Tuesday 25 February 2014

Douglas Wilson's Letter From Moscow

Pink Entropy

Blog and Mablog

I recently wrote on the subject of entropy here, and set off a maelstrom of comments. Some people just have that gift, and other people don’t. That appears to be just the way it is for me, and I try to be humble about it. Sometimes I think my comments section is a good example of entropy.

If I might, I would like to supplement my initial observations with a few quick follow up jabs, and see if it happens again. These are just quick responses to a couple of basic questions that were raised, and which I would like answer outside the thread.

Since I speak English, let us go with a dictionary:

Entropy is “a thermodynamic quantity representing the unavailability of a system’s thermal energy for conversion into mechanical work, often interpreted as the degree of disorder or randomness in the system.”
Now I don’t see anything in my argument or illustrations that would constitute a howler when it comes to that definition.
Assuming that this is a reasonable English expression of what entropy means, it also means that applications to the question of evolution are entirely reasonable. Entropy increases over time, meaning that disorder and randomness are also increasing. But evolution requires us to believe that the disorder and randomness are decreasing.

In order for that disorder and randomness to decrease, it is necessary to have a transfer mechanism that can utilize available energy (in a closed system) or newly imported energy (in an open system) into mechanical work that is productive.

Otherwise, any energy, new or old, will simply dissipate. The energy will get tired and take a nap. The energy will go bye-bye. We might exhort that energy not to take it lying down, and we might urge the energy to “not go gentle into that good night.” “Old age should burn and rave at close of day; Rage, rage against the dying of the light.” Sure, rage all you want. Rage against the heat death of the light, for all the good it is going to do you.

Now the point of my illustration in the previous post is that the transfer mechanism that can make energy useful is itself an example of decreased randomness, and hence it is also something that must be accounted for.

Now the reason all such applications to evolution get shouted down is that — in my view — they make a potent case. This is a case that can be made in English, and it should be refuted, if it can be, in English. To appeal to the inside baseball language of higher mathematics as a final arbiter does not help us with anything.
This is not knocking those who are adept in that language, as I am not, and I do thank them heartily for all the good they do in the world. One of the good things they do is that some of them know how to translate what they have done into English. When that is done, the central claims can be evaluated in English, and if that evaluation is bungled, the bungling can be revealed, also in English.

For example, if I said that entropy was pink on the inside, I trust that somebody would set me straight. If I said that an increase in entropy means an increase in order, I trust that someone would take me aside. But if I say that entropy means that energy can’t organize itself into higher orders of complexity without help, and yet this is precisely what evolution claims it can do, the best response would be to engage with the argument itself.

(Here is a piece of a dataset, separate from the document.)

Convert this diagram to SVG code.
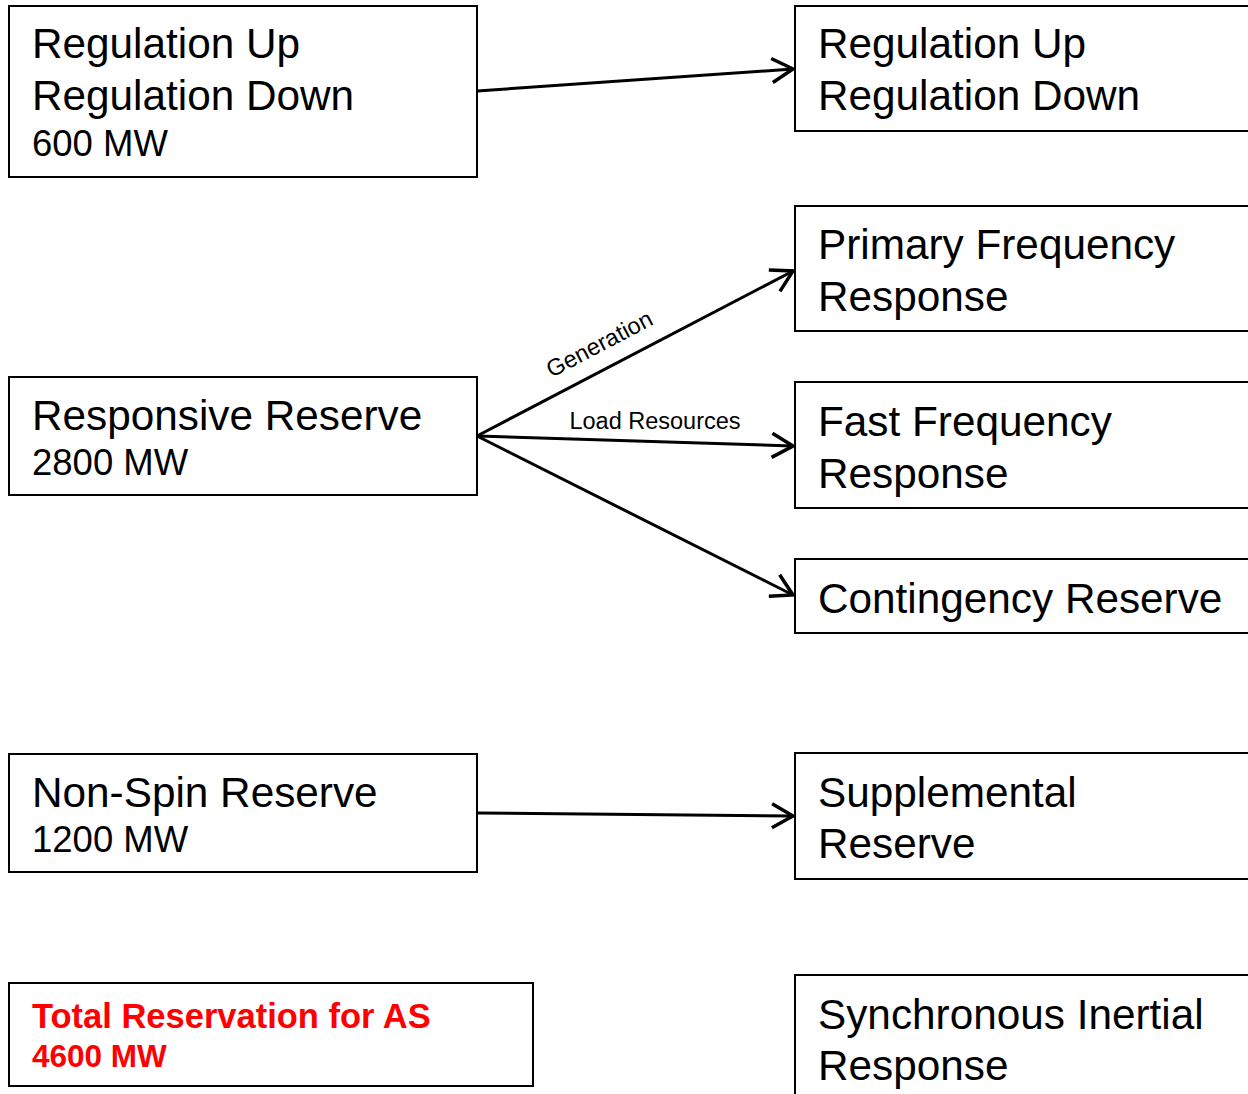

Muslims do the same kind of thing with the Koran. If you don’t know Arabic, you don’t know the Koran, and so any objections are out of court. Now as a Christian pastor, do I have to refrain from saying that Islam is a false religion because I do not know Arabic? The answer is no, because translation is possible, despite what devout Muslims claim.

Another person asked a question about theistic evolution. I cheerfully grant that naturalism is an easy target, and theistic evolution does not present the same kind of easy target. This is because the theistic evolutionist can always appeal to the ultimate “God of the gaps.” Since every theist grants at the outset that God has sufficient power to have created by means of evolution, the argument that He did in fact do so can never be reduced to self-contradictory absurdity. There are problems with it though. I will mention three.

First, the God who is supposed to have done this told us in His Scriptures that He did it another way. In other words, the first issue is exegetical. What does the Bible actually reveal? And would it reveal that same thing if we were not under pressure from the naturalistic evolutionists to make our faith more “respectable to the real scientists?” The real scientists in this set-up, whose respect we must apparently have, are the ones maintaining and defending the easy target scenario.

Second, the fossil record is a record of death. I do not believe that God created millions of years of suffering — nature red in tooth and claw — and then pronounced it good. This is the theological problem. Going the way of theistic evolution exacerbates the problem of evil, and actually turns it into a genuine problem — which it is not in a fallen world. Death came into the world because of sin, and sin came into the world because of one man (Rom. 5:12). Any record of death we come across should be dated after Adam.

The third issue is that I don’t believe the scientific evidence, rightly weighed, supports the theory of evolution. But that requires discussion in the particulars, as specific arguments are brought forward.